Government enacted the Technical Aid Corps to establish the Nigerian Technical Aid Corps, among other things, to share Nigeria’s know-how and expertise with other African, Caribbean and Pacific countries and matters connected therewith. On an annual basis, Nigerian professionals are sent to needy African, Caribbean and Pacific countries by the Federal Government.. 

Section 20-Right to Environment: Pursuant to the obligation  to protect and improve the environment and safeguard the water, air and land, forest and wild life of Nigeria the government has enacted the National Environmental Standards Regulations Agency and National Oil Pollution Agency. Both laws provide that all international conventions, treaties, protocols and agreements on environment shall be applicable in Nigeria. 
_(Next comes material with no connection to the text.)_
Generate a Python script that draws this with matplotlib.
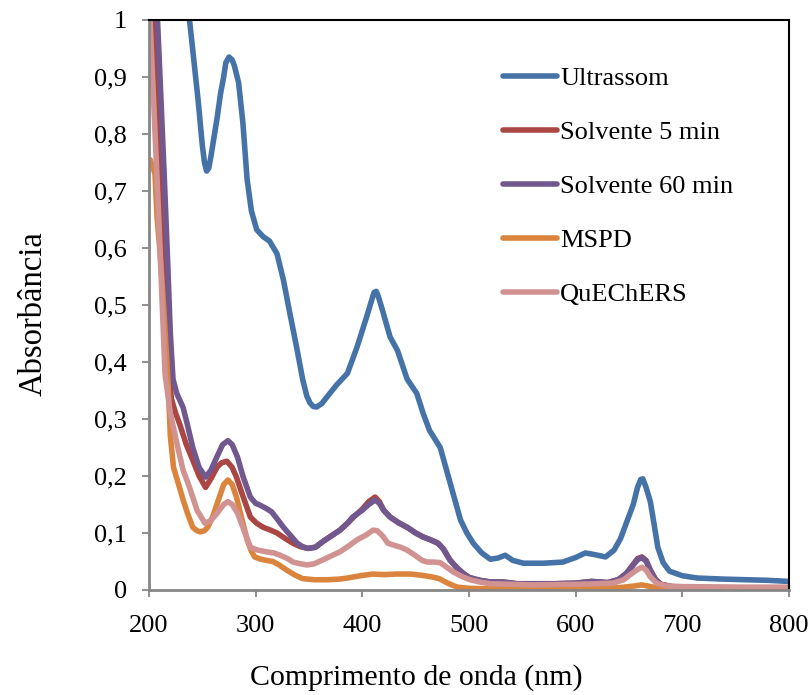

In Adediran & Anor. v Interland Transport Ltd, the Supreme Court held that the restriction at common law whereby actions based on a public nuisance could only be instituted by the Attorney-General himself, or in his nominal capacity as a relator to those affected, was null and void, such restriction being in direct conflict with Section 6(6)(b) of the Constitution 1999.

In John Gbemre v Shell Petroleum Development Corporation & 2 Ors, the court ruled that the Associated Gas Reinjection Act and (Continuing Flaring of Gas) Regulations of 2984 which allowed flaring of gas were illegal as they violate the right to life and dignity of human person guaranteed by sections 33 and 34 of the Constitution and articles 4, 5, and 24 of the African Charter Act.